Las alianzas como armas estratégicas
|
No es conveniente buscar ayuda para aquello que podemos lograr solos. Si esta afirmación es correcta, las alianzas únicamente se justifican cuando la consecución de la meta supera nuestras posibilidades. En el primer caso, no hay necesidad de compartir lo obtenido con nadie. En el segundo, es un requerimiento forzoso porque el objetivo perseguido supera nuestros medios y, por lo mismo, precisamos la colaboración de otros agentes sociales que exigen retribución por su accionar.
Esta formulación presenta un problema conceptual: podría catalogarse como plan y no como estrategia. Nosotros no estamos de acuerdo con quienes así piensan porque este enfoque, según entendemos, tiene un carácter tan abstracto que puede abarcar tanto a la estrategia como al plan. Aclaramos, de todas maneras, que un diseño puede considerarse estratégico si existe alguna oposición a su realización -cosa que no ocurre en el plan- y que, para tal fin se emplee, entre otros medios, la fuerza, las alianzas y las estratagemas de manera separada o en una mezcla inteligente como conveniente.

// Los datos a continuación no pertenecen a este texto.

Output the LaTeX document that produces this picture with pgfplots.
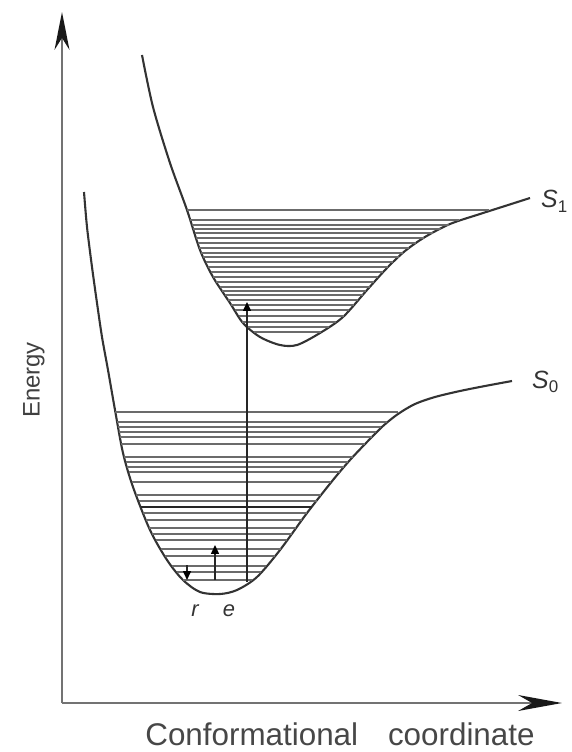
\documentclass[border=0pt]{standalone}
\usepackage{pgfplots}
\pgfplotsset{compat=1.18}
\usepackage{fontspec}
\setmainfont{Liberation Sans}
\usetikzlibrary{arrows.meta}
\begin{document}
\begin{tikzpicture}
\begin{axis}[scale only axis, width=572bp, height=752bp,
  xmin=0, xmax=572, ymin=0, ymax=752, y dir=reverse,
  hide axis, clip=false, unbounded coords=jump]
% frame for bounding box
\addplot[draw=none] coordinates {(0,0) (572,752)};
% axes
\addplot[black!55, line width=1.8pt, -{Stealth[length=38pt,width=15pt,inset=12pt,black!90]}] coordinates {(62,703) (62,12)};
\addplot[black!55, line width=1.8pt, -{Stealth[length=44pt,width=16pt,inset=14pt,black!90]}] coordinates {(62,703) (562,703)};
% S0 curve
\addplot[black!80, line width=2.1pt, smooth] coordinates {
(84,192) (87,227) (92,267) (97,303) (102,337) (108,370) (115,410) (123,453)
(133,487) (150,530) (167,560) (183,580) (200,592) (220,594) (237,590)
(257,577) (280,550) (307,513) (333,480) (350,460) (367,442) (383,426)
(398,414) (415,404) (435,397) (460,391) (485,386) (512,381)};
% S1 curve
\addplot[black!80, line width=2.1pt, smooth] coordinates {
(142,55) (153,107) (170,163) (187,210) (200,250) (213,277) (230,303)
(243,323) (260,337) (280,345) (297,345) (320,333) (343,317) (367,290)
(387,268) (405,251) (425,237) (450,224) (480,214) (505,206) (530,198)};
% S0 levels
\addplot[black!58, line width=1.8pt] coordinates {
(115.4,412) (398,412) (0,nan)
(117.2,422) (386.5,422) (0,nan)
(118.2,427) (381.1,427) (0,nan)
(119.1,432) (376.4,432) (0,nan)
(120.0,437) (371.7,437) (0,nan)
(121.3,444) (365.1,444) (0,nan)
(124.2,457) (352.8,457) (0,nan)
(125.6,462) (348.3,462) (0,nan)
(127.1,467) (344.1,467) (0,nan)
(128.6,472) (339.8,472) (0,nan)
(131.5,482) (331.4,482) (0,nan)
(136.2,495) (321.2,495) (0,nan)
(138.5,501) (316.5,501) (0,nan)
(143.3,513) (307,513) (0,nan)
(146.0,520) (301.9,520) (0,nan)
(149.2,528) (296.1,528) (0,nan)
(152.3,534) (291.7,534) (0,nan)
(155.7,540) (287.3,540) (0,nan)
(160.8,549) (280.7,549) (0,nan)
(164.7,556) (274.9,556) (0,nan)
(171.8,566) (266.4,566) (0,nan)
(176.6,572) (261.3,572) (0,nan)
(183,580) (252.4,580)};
\addplot[black!85, line width=2.4pt] coordinates {(140.9,507) (311.7,507)};
% S1 levels
\addplot[black!58, line width=1.8pt] coordinates {
(187,210) (489.4,210) (0,nan)
(190.3,220) (459,220) (0,nan)
(191.9,225) (449,225) (0,nan)
(193.2,229) (441,229) (0,nan)
(194.5,233) (433,233) (0,nan)
(196.1,238) (424,238) (0,nan)
(197.7,243) (416,243) (0,nan)
(199.4,248) (409,248) (0,nan)
(201.4,253) (403,253) (0,nan)
(203.4,257) (398.5,257) (0,nan)
(205.8,262) (393,262) (0,nan)
(208.2,267) (388,267) (0,nan)
(210.6,272) (382.7,272) (0,nan)
(213,277) (378.3,277) (0,nan)
(216.3,282) (374,282) (0,nan)
(219.5,287) (369.6,287) (0,nan)
(222.2,291) (366.1,291) (0,nan)
(224.8,295) (362.6,295) (0,nan)
(228,300) (358.1,300) (0,nan)
(231.3,305) (353.7,305) (0,nan)
(234.5,310) (349.2,310) (0,nan)
(238.5,316) (343.9,316) (0,nan)
(242.4,322) (335.8,322) (0,nan)
(247.9,327) (328.6,327) (0,nan)
(253.9,332) (321.4,332)};
% transitions
\addplot[black!85, line width=1.5pt, -{Triangle[length=9pt,width=8pt,black]}] coordinates {(247,582) (247,302)};
\addplot[black!85, line width=1.5pt, -{Triangle[length=9pt,width=8pt,black]}] coordinates {(215,580) (215,545)};
\addplot[black!85, line width=1.5pt, -{Triangle[length=9pt,width=8pt,black]}] coordinates {(187,565) (187,580)};
% labels
\node[anchor=base, font=\fontsize{31.5}{36}\selectfont, text=black!72] at (axis cs:340,745) {Conformational\hspace{30pt}coordinate};
\node[rotate=90, font=\fontsize{24}{28}\selectfont, text=black!75] at (axis cs:34,380) {Energy};
\node[anchor=base west, inner sep=0pt, font=\fontsize{25}{28}\selectfont, text=black!80] at (axis cs:541,208) {\itshape S\raisebox{-0.35ex}{\upshape\fontsize{17}{17}\selectfont 1}};
\node[anchor=base west, inner sep=0pt, font=\fontsize{25}{28}\selectfont, text=black!80] at (axis cs:532,388) {\itshape S\raisebox{-0.35ex}{\upshape\fontsize{17}{17}\selectfont 0}};
\node[anchor=base, inner sep=0pt, font=\fontsize{22}{26}\selectfont, text=black!80] at (axis cs:195,616) {\itshape r};
\node[anchor=base, inner sep=0pt, font=\fontsize{22}{26}\selectfont, text=black!80] at (axis cs:229,616) {\itshape e};
\end{axis}
\end{tikzpicture}
\end{document}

Por lo visto, para que una campaña o proceso político pueda calificarse de estratégico requiere de un objetivo general, de medios para lograrlo, método, factores morales o psicológicos, y personas que se opongan activamente al objetivo perseguido. En los casos que envuelven la guerra y lo político, no cabe la menor duda, siempre existen opositores, aunque los otros componentes no siempre aparezcan con claridad. Si así fuera, mal podríamos considerarlos, en sentido estricto, como diseños estratégicos .
La decisión de construir una alianza exitosa no es una tarea sencilla. Debe ser el resultado de un diagnóstico de la realidad llevado a cabo, precisamente, por aquellos que forman parte de ella. Esto hace que el proceso sea más complejo porque le imprime elementos “políticos” y subjetivos que se agregan a una realidad plena de opacidades, generalmente confusa y cargada de incertidumbre. Por esa razón no es suficiente saber que nuestro contrincante es más poderoso que nosotros para tomar la decisión de formar una alianza que pudiera resultar ganadora. Se requiere un conocimiento más fino. No necesariamente el planteado por Riker que perfila la necesidad de conocer con exactitud la distribución de fuerza en los grupos competidores a fin de establecer lo que él llama “ley de medida”, es decir, aquella que nos permite determinar el número mínimo de aliados necesarios para ganar unas elecciones y evitar, de esa manera, repartir el poder con demasiados grupos o personas.
El planteamiento anterior luce tan plausible que no amerita discusión alguna. Y es que una alianza constituye una vía estratégica para obtener una victoria o evitar el peligro de la derrota. Hemos aprendido, sin embargo, que cuando se sortea un peligro aparecen otras amenazas. En este caso, como producto de la alianza, algunos actores políticos pueden sentirse desplazados por los nuevos aliados. En otro escenario, la alianza puede generar desencanto ético en quienes entienden que con ella se vulnera la esencia ideológica del partido. Algunos, incluso, pueden creer que ésta le ha quitado el derecho de hacer justicia o venganza por los agravios recibidos por algunos miembros de los grupos coaligados. Todo esto, naturalmente, atenta contra el espíritu de cuerpo o el narcisismo social de la organización y, por lo mismo, tiende a debilitarla.
En circunstancias como esas es que el estratega debe implementar lo que en la teoría de juego se conoce como estrategia minimax, la cual consiste en escoger entre varios peligros el menos riesgoso. Deberá evaluar si con la alianza se logra el objetivo o si, por el contrario, genera tantas contradicciones internas que pudiera destruir la organización. Si solo produce, como muchas veces sucede, contradicciones salvables, deberá escoger la vía de la alianza, pues de no hacerlo capitula ante el adversario sin haberlo enfrentado con la racionalidad estratégica debida.